→ Raw data
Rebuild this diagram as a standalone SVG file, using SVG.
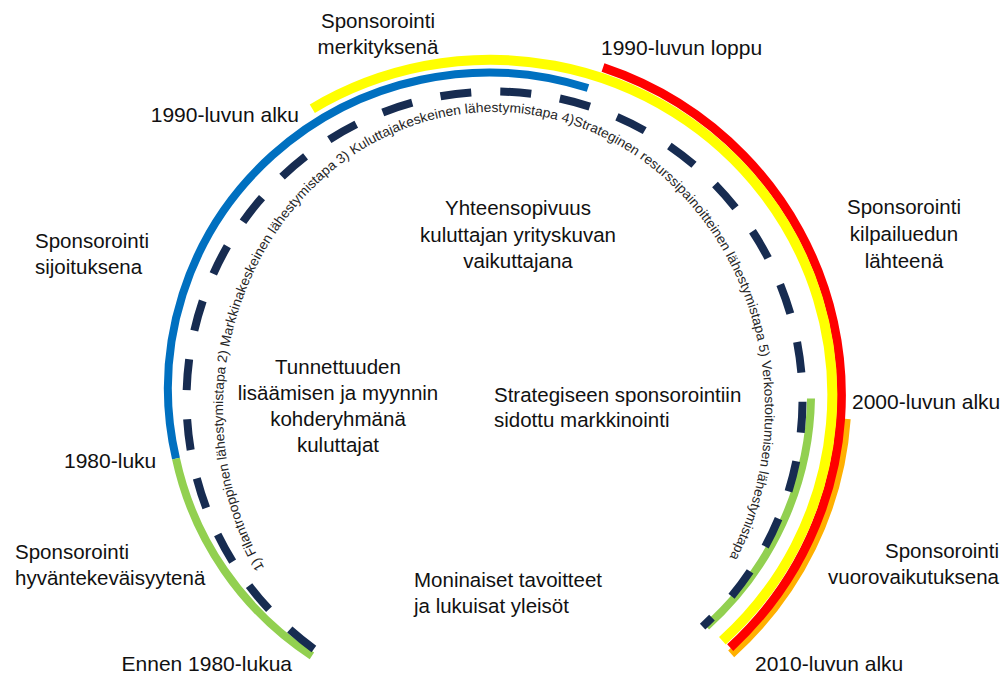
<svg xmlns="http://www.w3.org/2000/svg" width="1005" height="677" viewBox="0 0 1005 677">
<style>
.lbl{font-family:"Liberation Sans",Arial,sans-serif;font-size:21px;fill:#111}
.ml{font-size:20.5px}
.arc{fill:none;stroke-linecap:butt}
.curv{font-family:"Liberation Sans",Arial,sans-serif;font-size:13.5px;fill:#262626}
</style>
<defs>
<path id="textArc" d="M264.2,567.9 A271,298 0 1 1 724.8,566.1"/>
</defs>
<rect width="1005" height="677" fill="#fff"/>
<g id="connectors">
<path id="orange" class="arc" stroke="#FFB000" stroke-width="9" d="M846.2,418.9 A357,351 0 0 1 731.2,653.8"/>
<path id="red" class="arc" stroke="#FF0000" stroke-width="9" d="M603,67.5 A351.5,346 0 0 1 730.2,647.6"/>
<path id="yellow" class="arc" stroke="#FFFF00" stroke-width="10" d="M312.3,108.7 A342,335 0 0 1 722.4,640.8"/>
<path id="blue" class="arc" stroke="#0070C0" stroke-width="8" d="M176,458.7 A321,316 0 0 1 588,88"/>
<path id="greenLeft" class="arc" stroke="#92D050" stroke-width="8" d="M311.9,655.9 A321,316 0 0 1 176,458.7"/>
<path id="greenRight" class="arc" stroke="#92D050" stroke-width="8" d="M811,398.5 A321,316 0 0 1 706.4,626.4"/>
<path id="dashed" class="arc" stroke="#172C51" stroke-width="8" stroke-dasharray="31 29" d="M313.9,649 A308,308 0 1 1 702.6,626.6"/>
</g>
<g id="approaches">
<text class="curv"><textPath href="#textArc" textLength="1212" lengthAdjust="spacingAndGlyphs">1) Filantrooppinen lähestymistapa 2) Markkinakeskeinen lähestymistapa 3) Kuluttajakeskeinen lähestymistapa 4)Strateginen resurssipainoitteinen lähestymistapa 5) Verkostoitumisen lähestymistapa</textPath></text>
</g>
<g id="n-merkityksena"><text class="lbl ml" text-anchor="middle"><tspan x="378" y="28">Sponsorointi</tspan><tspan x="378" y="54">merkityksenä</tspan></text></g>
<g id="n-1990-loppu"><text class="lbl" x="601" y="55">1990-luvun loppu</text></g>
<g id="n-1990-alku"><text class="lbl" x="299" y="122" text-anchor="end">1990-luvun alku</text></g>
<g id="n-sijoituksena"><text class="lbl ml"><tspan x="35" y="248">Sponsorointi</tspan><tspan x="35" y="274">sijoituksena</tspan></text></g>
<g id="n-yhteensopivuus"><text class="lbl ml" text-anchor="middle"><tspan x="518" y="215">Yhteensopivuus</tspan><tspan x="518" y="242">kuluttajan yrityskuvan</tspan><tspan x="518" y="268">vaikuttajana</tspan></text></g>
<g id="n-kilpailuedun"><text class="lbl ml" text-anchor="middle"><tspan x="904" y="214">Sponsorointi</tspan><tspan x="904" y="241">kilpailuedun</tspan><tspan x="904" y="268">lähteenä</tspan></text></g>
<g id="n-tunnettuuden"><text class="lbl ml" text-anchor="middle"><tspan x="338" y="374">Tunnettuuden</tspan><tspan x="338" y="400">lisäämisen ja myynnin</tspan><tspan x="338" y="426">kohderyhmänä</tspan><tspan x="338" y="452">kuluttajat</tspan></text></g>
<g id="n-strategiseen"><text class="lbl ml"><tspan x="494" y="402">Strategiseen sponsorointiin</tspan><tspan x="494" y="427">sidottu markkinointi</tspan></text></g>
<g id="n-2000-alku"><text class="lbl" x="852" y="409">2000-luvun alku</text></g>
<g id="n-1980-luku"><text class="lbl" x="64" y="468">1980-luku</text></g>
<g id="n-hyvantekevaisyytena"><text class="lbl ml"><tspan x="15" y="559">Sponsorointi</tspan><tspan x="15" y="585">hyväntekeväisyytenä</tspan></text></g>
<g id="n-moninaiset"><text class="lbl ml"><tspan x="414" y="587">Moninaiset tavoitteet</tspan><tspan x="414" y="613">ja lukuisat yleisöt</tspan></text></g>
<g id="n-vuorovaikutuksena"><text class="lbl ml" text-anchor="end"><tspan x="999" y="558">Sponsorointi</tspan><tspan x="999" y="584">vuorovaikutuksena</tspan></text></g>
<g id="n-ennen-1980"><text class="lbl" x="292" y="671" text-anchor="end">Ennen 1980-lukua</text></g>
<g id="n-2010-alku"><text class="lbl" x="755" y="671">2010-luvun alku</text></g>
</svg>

→ What you are asked to do
Repeat verbatim all the material, but not the pictures.

→ Exercise answer
Rebuild this diagram as a standalone SVG file, using SVG.
<svg xmlns="http://www.w3.org/2000/svg" width="1005" height="677" viewBox="0 0 1005 677">
<style>
.lbl{font-family:"Liberation Sans",Arial,sans-serif;font-size:21px;fill:#111}
.ml{font-size:20.5px}
.arc{fill:none;stroke-linecap:butt}
.curv{font-family:"Liberation Sans",Arial,sans-serif;font-size:13.5px;fill:#262626}
</style>
<defs>
<path id="textArc" d="M264.2,567.9 A271,298 0 1 1 724.8,566.1"/>
</defs>
<rect width="1005" height="677" fill="#fff"/>
<g id="connectors">
<path id="orange" class="arc" stroke="#FFB000" stroke-width="9" d="M846.2,418.9 A357,351 0 0 1 731.2,653.8"/>
<path id="red" class="arc" stroke="#FF0000" stroke-width="9" d="M603,67.5 A351.5,346 0 0 1 730.2,647.6"/>
<path id="yellow" class="arc" stroke="#FFFF00" stroke-width="10" d="M312.3,108.7 A342,335 0 0 1 722.4,640.8"/>
<path id="blue" class="arc" stroke="#0070C0" stroke-width="8" d="M176,458.7 A321,316 0 0 1 588,88"/>
<path id="greenLeft" class="arc" stroke="#92D050" stroke-width="8" d="M311.9,655.9 A321,316 0 0 1 176,458.7"/>
<path id="greenRight" class="arc" stroke="#92D050" stroke-width="8" d="M811,398.5 A321,316 0 0 1 706.4,626.4"/>
<path id="dashed" class="arc" stroke="#172C51" stroke-width="8" stroke-dasharray="31 29" d="M313.9,649 A308,308 0 1 1 702.6,626.6"/>
</g>
<g id="approaches">
<text class="curv"><textPath href="#textArc" textLength="1212" lengthAdjust="spacingAndGlyphs">1) Filantrooppinen lähestymistapa 2) Markkinakeskeinen lähestymistapa 3) Kuluttajakeskeinen lähestymistapa 4)Strateginen resurssipainoitteinen lähestymistapa 5) Verkostoitumisen lähestymistapa</textPath></text>
</g>
<g id="n-merkityksena"><text class="lbl ml" text-anchor="middle"><tspan x="378" y="28">Sponsorointi</tspan><tspan x="378" y="54">merkityksenä</tspan></text></g>
<g id="n-1990-loppu"><text class="lbl" x="601" y="55">1990-luvun loppu</text></g>
<g id="n-1990-alku"><text class="lbl" x="299" y="122" text-anchor="end">1990-luvun alku</text></g>
<g id="n-sijoituksena"><text class="lbl ml"><tspan x="35" y="248">Sponsorointi</tspan><tspan x="35" y="274">sijoituksena</tspan></text></g>
<g id="n-yhteensopivuus"><text class="lbl ml" text-anchor="middle"><tspan x="518" y="215">Yhteensopivuus</tspan><tspan x="518" y="242">kuluttajan yrityskuvan</tspan><tspan x="518" y="268">vaikuttajana</tspan></text></g>
<g id="n-kilpailuedun"><text class="lbl ml" text-anchor="middle"><tspan x="904" y="214">Sponsorointi</tspan><tspan x="904" y="241">kilpailuedun</tspan><tspan x="904" y="268">lähteenä</tspan></text></g>
<g id="n-tunnettuuden"><text class="lbl ml" text-anchor="middle"><tspan x="338" y="374">Tunnettuuden</tspan><tspan x="338" y="400">lisäämisen ja myynnin</tspan><tspan x="338" y="426">kohderyhmänä</tspan><tspan x="338" y="452">kuluttajat</tspan></text></g>
<g id="n-strategiseen"><text class="lbl ml"><tspan x="494" y="402">Strategiseen sponsorointiin</tspan><tspan x="494" y="427">sidottu markkinointi</tspan></text></g>
<g id="n-2000-alku"><text class="lbl" x="852" y="409">2000-luvun alku</text></g>
<g id="n-1980-luku"><text class="lbl" x="64" y="468">1980-luku</text></g>
<g id="n-hyvantekevaisyytena"><text class="lbl ml"><tspan x="15" y="559">Sponsorointi</tspan><tspan x="15" y="585">hyväntekeväisyytenä</tspan></text></g>
<g id="n-moninaiset"><text class="lbl ml"><tspan x="414" y="587">Moninaiset tavoitteet</tspan><tspan x="414" y="613">ja lukuisat yleisöt</tspan></text></g>
<g id="n-vuorovaikutuksena"><text class="lbl ml" text-anchor="end"><tspan x="999" y="558">Sponsorointi</tspan><tspan x="999" y="584">vuorovaikutuksena</tspan></text></g>
<g id="n-ennen-1980"><text class="lbl" x="292" y="671" text-anchor="end">Ennen 1980-lukua</text></g>
<g id="n-2010-alku"><text class="lbl" x="755" y="671">2010-luvun alku</text></g>
</svg>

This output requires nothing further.